Sec. 2.  Changing the WTO Approach to Flexibilities Associated with Developing-Country Status.  (a)  To advance the policy set forth in section 1 of this memorandum, the United States Trade Representative (USTR) shall, as appropriate and consistent with applicable law, use all available means to secure changes at the WTO that would prevent self-declared developing countries from availing themselves of flexibilities in WTO rules and negotiations that are not justified by appropriate economic and other indicators.  Where appropriate and consistent with law, the USTR shall pursue this action in cooperation with other like-minded WTO Members.
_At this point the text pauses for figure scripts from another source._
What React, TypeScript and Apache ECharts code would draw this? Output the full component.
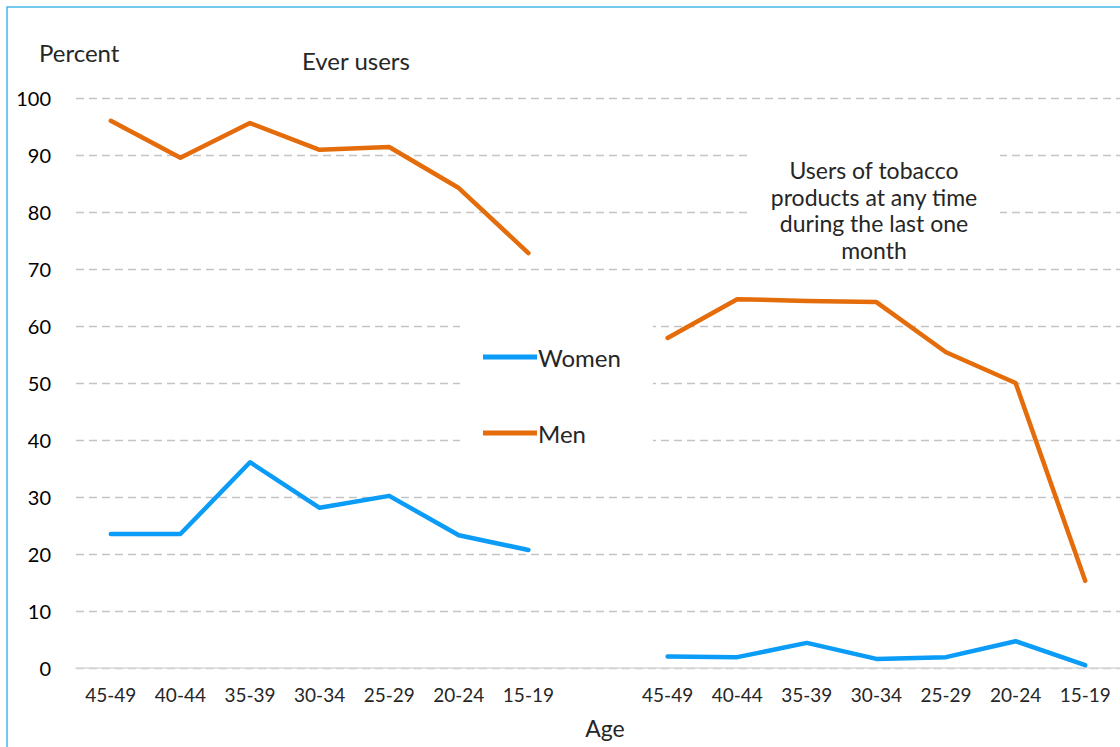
import React, { useEffect, useRef } from "react";
import * as echarts from "echarts";

const categories = [
  "45-49", "40-44", "35-39", "30-34", "25-29", "20-24", "15-19",
  "",
  "45-49", "40-44", "35-39", "30-34", "25-29", "20-24", "15-19",
];

const womenEver = [23.5, 23.5, 36.1, 28.1, 30.2, 23.3, 20.7];
const menEver = [96.0, 89.5, 95.6, 90.9, 91.4, 84.2, 72.8];
const womenMonth = [2.0, 1.9, 4.4, 1.6, 1.9, 4.7, 0.5];
const menMonth = [57.9, 64.7, 64.4, 64.2, 55.4, 50.0, 15.3];

const yTicks = { min: 0, max: 100, interval: 10 };

const FONT = "Lato";
const TEXT = "#262626";
const BLUE = "#0A9CF7";
const ORANGE = "#E46C0A";

export default function App() {
  const ref = useRef<HTMLDivElement>(null);
  useEffect(() => {
    if (!ref.current) return;
    const chart = echarts.init(ref.current, null, { renderer: "svg" });
    const women = [...womenEver, null, ...womenMonth];
    const men = [...menEver, null, ...menMonth];
    chart.setOption({
      animation: false,
      backgroundColor: "#fff",
      textStyle: { fontFamily: FONT },
      grid: { left: 76, right: 0, top: 98, bottom: 79, containLabel: false },
      legend: {
        orient: "vertical",
        left: 460,
        top: 321,
        padding: [24, 32, 4, 23],
        backgroundColor: "#fff",
        itemWidth: 54,
        itemHeight: 5,
        itemGap: 52,
        icon: "rect",
        data: ["Women", "Men"],
        textStyle: { fontFamily: FONT, fontSize: 24, color: TEXT, padding: [0, 0, 0, -4] },
      },
      xAxis: {
        type: "category",
        data: categories,
        boundaryGap: true,
        axisLine: { show: true, lineStyle: { color: "#D9D9D9", width: 1.5 } },
        axisTick: { show: false },
        axisLabel: { fontFamily: FONT, fontSize: 19, color: TEXT, margin: 17, interval: 0 },
      },
      yAxis: {
        type: "value",
        min: yTicks.min,
        max: yTicks.max,
        interval: yTicks.interval,
        axisLine: { show: false },
        axisTick: { show: false },
        axisLabel: { fontFamily: FONT, fontSize: 20, color: "#000", margin: 25 },
        splitLine: { lineStyle: { color: "#C4C4C4", type: [8, 5], width: 1.3 } },
      },
      series: [
        {
          name: "Women",
          type: "line",
          data: women,
          symbol: "none",
          connectNulls: false,
          lineStyle: { color: BLUE, width: 4.5, cap: "round", join: "round" },
          itemStyle: { color: BLUE },
        },
        {
          name: "Men",
          type: "line",
          data: men,
          symbol: "none",
          connectNulls: false,
          lineStyle: { color: ORANGE, width: 4.5, cap: "round", join: "round" },
          itemStyle: { color: ORANGE },
        },
      ],
      graphic: [
        {
          type: "rect",
          z: 10,
          shape: { x: 7, y: 7, width: 1300, height: 1000 },
          style: { fill: "none", stroke: "#45B8E8", lineWidth: 1.5 },
          silent: true,
        },
        {
          type: "text",
          z: 10,
          x: 39,
          y: 52,
          style: { text: "Percent", fontFamily: FONT, fontSize: 24, fill: TEXT, textVerticalAlign: "middle" },
        },
        {
          type: "text",
          z: 10,
          x: 302,
          y: 60,
          style: { text: "Ever users", fontFamily: FONT, fontSize: 24, fill: TEXT, textVerticalAlign: "middle" },
        },
        {
          type: "rect",
          z: 10,
          shape: { x: 748, y: 150, width: 252, height: 112 },
          style: { fill: "#fff" },
          silent: true,
        },
        {
          type: "text",
          z: 11,
          x: 874,
          y: 157,
          style: {
            text: "Users of tobacco\nproducts at any time\nduring the last one\nmonth",
            fontFamily: FONT,
            fontSize: 23,
            lineHeight: 26.5,
            fill: TEXT,
            textAlign: "center",
            textVerticalAlign: "top",
          },
        },
        {
          type: "text",
          z: 10,
          x: 605,
          y: 728,
          style: {
            text: "Age",
            fontFamily: FONT,
            fontSize: 23,
            fill: TEXT,
            textAlign: "center",
            textVerticalAlign: "middle",
          },
        },
      ],
    });
    return () => chart.dispose();
  }, []);
  return (
    <div
      ref={ref}
      style={{ position: "absolute", left: 0, top: 0, width: 1120, height: 747 }}
    />
  );
}
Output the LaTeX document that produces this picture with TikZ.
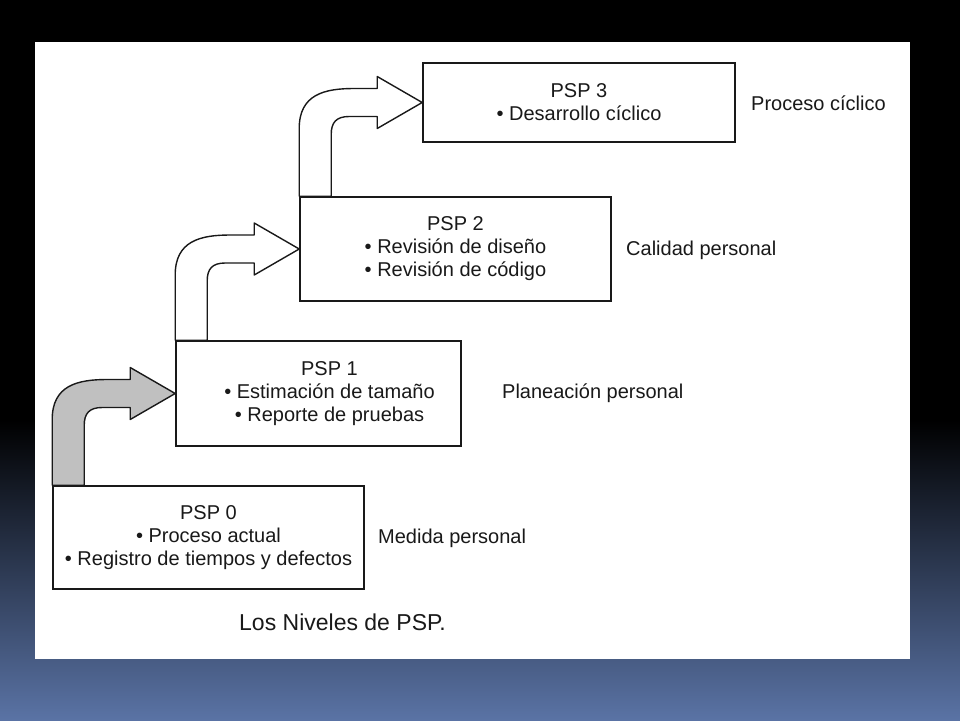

(b)  Within 60 days of the date of this memorandum, the USTR shall update the President on his progress under subsection (a) of this section.

Sec. 3.  Ending Unfair Trade Benefits.  (a)  If, within 90 days of the date of this memorandum, the USTR determines that substantial progress has not been made toward achieving the changes described in section 2 of this memorandum, the USTR shall, as appropriate and to the extent consistent with law:

(i)   no longer treat as a developing country for the purposes of the WTO any WTO Member that in the USTR’s judgment is improperly declaring itself a developing country and inappropriately seeking the benefit of flexibilities in WTO rules and negotiations; and

(ii)  where relevant, not support any such country’s membership in the OECD.

(b)  Before taking any action under subsection (a) of this section, the USTR shall:

(i)    consult with the Trade Policy Committee established under section 242 of the Trade Expansion Act of 1962 (19 U.S.C. 1872);

(ii)   consult with the National Security Council and the National Economic Council as to the advisability of interagency coordination through the process described in National Security Presidential Memorandum-4 of April 4, 2017 (Organization of the National Security Council, the Homeland Security Council, and Subcommittees), or any successor document; and

(iii)  consider the WTO Member’s involvement in global trade, membership in key economic decision-making groups, placement within relative economic and other indicators, and any other factors the USTR deems appropriate.

(c)  The USTR shall publish on its website a list of all self-declared developing countries that the USTR believes are inappropriately seeking the benefit of developing-country flexibilities in WTO rules and negotiations.

Sec. 4.  Publication.  The USTR is authorized and directed to publish this memorandum in the Federal Register.